%%

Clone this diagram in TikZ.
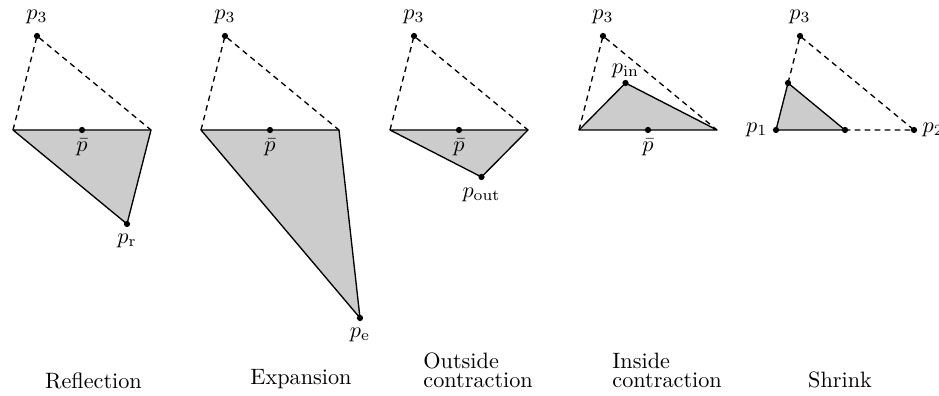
\documentclass[tikz,border=0pt]{standalone}
\usepackage{amsmath,amssymb}
\usetikzlibrary{positioning,calc}

\begin{document}
\begin{tikzpicture}[x=0.45pt, y=0.45pt, dot/.style={circle, fill, inner sep=0pt, minimum size=2.8pt}, edge/.style={line width=0.6pt, line join=round}, guide/.style={line width=0.6pt, dash pattern=on 2.5pt off 2pt}, simplex/.style={edge, fill=black!20}, caption/.style={inner sep=0pt, align=left}]
\useasboundingbox (0,0) rectangle (939,396);

% Reflection
\begin{scope}[shift={(13,266)}]
\coordinate (r1) at (0,0); \coordinate (r2) at (138,0); \coordinate (r3) at (24,94);
\coordinate (rm) at ($(r1)!0.5!(r2)$); \coordinate (rr) at ($(rm)!-1!(r3)$);
\filldraw[simplex] (r1) -- (r2) -- (rr) -- cycle;
\draw[guide] (r1) -- (r3) -- (r2);
\node[dot] (r3dot) at (r3) {}; \node[dot] (rmdot) at (rm) {}; \node[dot] (rrdot) at (rr) {};
\node[above=0.3pt of r3dot] (r3lab) {$p_3$};
\node[below=-1.2pt of rmdot] (rmlab) {$\bar{p}$};
\node[below=-0.7pt of rrdot] (rrlab) {$p_{\mathrm{r}}$};
\end{scope}

% Expansion
\begin{scope}[shift={(201,266)}]
\coordinate (e1) at (0,0); \coordinate (e2) at (138,0); \coordinate (e3) at (24,94);
\coordinate (em) at ($(e1)!0.5!(e2)$); \coordinate (ee) at ($(em)!-2!(e3)$);
\filldraw[simplex] (e1) -- (e2) -- (ee) -- cycle;
\draw[guide] (e1) -- (e3) -- (e2);
\node[dot] (e3dot) at (e3) {}; \node[dot] (emdot) at (em) {}; \node[dot] (eedot) at (ee) {};
\node[above=0.3pt of e3dot] (e3lab) {$p_3$};
\node[below=-1.2pt of emdot] (emlab) {$\bar{p}$};
\node[below=-0.7pt of eedot] (eelab) {$p_{\mathrm{e}}$};
\end{scope}

% Outside contraction
\begin{scope}[shift={(390,266)}]
\coordinate (o1) at (0,0); \coordinate (o2) at (138,0); \coordinate (o3) at (24,94);
\coordinate (om) at ($(o1)!0.5!(o2)$); \coordinate (oo) at ($(om)!-0.5!(o3)$);
\filldraw[simplex] (o1) -- (o2) -- (oo) -- cycle;
\draw[guide] (o1) -- (o3) -- (o2);
\node[dot] (o3dot) at (o3) {}; \node[dot] (omdot) at (om) {}; \node[dot] (oodot) at (oo) {};
\node[above=0.3pt of o3dot] (o3lab) {$p_3$};
\node[below=-1.2pt of omdot] (omlab) {$\bar{p}$};
\node[below=-0.2pt of oodot] (oolab) {$p_{\mathrm{out}}$};
\end{scope}

% Inside contraction
\begin{scope}[shift={(579,266)}]
\coordinate (i1) at (0,0); \coordinate (i2) at (138,0); \coordinate (i3) at (24,94);
\coordinate (im) at ($(i1)!0.5!(i2)$); \coordinate (ii) at ($(im)!0.5!(i3)$);
\filldraw[simplex] (i1) -- (i2) -- (ii) -- cycle;
\draw[guide] (i1) -- (i3) -- (i2);
\node[dot] (i3dot) at (i3) {}; \node[dot] (imdot) at (im) {}; \node[dot] (iidot) at (ii) {};
\node[above=0.3pt of i3dot] (i3lab) {$p_3$};
\node[below=-1.2pt of imdot] (imlab) {$\bar{p}$};
\node[above=-2.7pt of iidot] (iilab) {$p_{\mathrm{in}}$};
\end{scope}

% Shrink
\begin{scope}[shift={(776,266)}]
\coordinate (s1) at (0,0); \coordinate (s2) at (138,0); \coordinate (s3) at (24,94);
\coordinate (s12) at ($(s1)!0.5!(s2)$); \coordinate (s13) at ($(s1)!0.5!(s3)$);
\filldraw[simplex] (s1) -- (s12) -- (s13) -- cycle;
\draw[guide] (s13) -- (s3) -- (s2) -- (s12);
\node[dot] (s1dot) at (s1) {}; \node[dot] (s2dot) at (s2) {}; \node[dot] (s3dot) at (s3) {};
\node[dot] (s12dot) at (s12) {}; \node[dot] (s13dot) at (s13) {};
\node[above=0.3pt of s3dot] (s3lab) {$p_3$};
\node[left=-1.2pt of s1dot] (s1lab) {$p_1$};
\node[right=-1.2pt of s2dot] (s2lab) {$p_2$};
\end{scope}

% captions
\node[caption, anchor=base] (capr) at (93.5,7) {Reflection};
\node[caption, anchor=base] (cape) at (301,11) {Expansion};
\node[caption, anchor=south west] (capo) at (423,8) {Outside\\[-3.5pt]contraction};
\node[caption, anchor=south west] (capi) at (612,8) {Inside\\[-3.5pt]contraction};
\node[caption, anchor=base] (caps) at (840,8) {Shrink};
\end{tikzpicture}
\end{document}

%%

● **WHAT YOU NEED TO DO**
Reproduce the material above exactly, first line through the line that contains "(0,0) rectangle (939,396);", minus the pictures.

● **EXERCISE SOLUTION**
Clone this diagram in TikZ.
\documentclass[tikz,border=0pt]{standalone}
\usepackage{amsmath,amssymb}
\usetikzlibrary{positioning,calc}

\begin{document}
\begin{tikzpicture}[x=0.45pt, y=0.45pt, dot/.style={circle, fill, inner sep=0pt, minimum size=2.8pt}, edge/.style={line width=0.6pt, line join=round}, guide/.style={line width=0.6pt, dash pattern=on 2.5pt off 2pt}, simplex/.style={edge, fill=black!20}, caption/.style={inner sep=0pt, align=left}]
\useasboundingbox (0,0) rectangle (939,396);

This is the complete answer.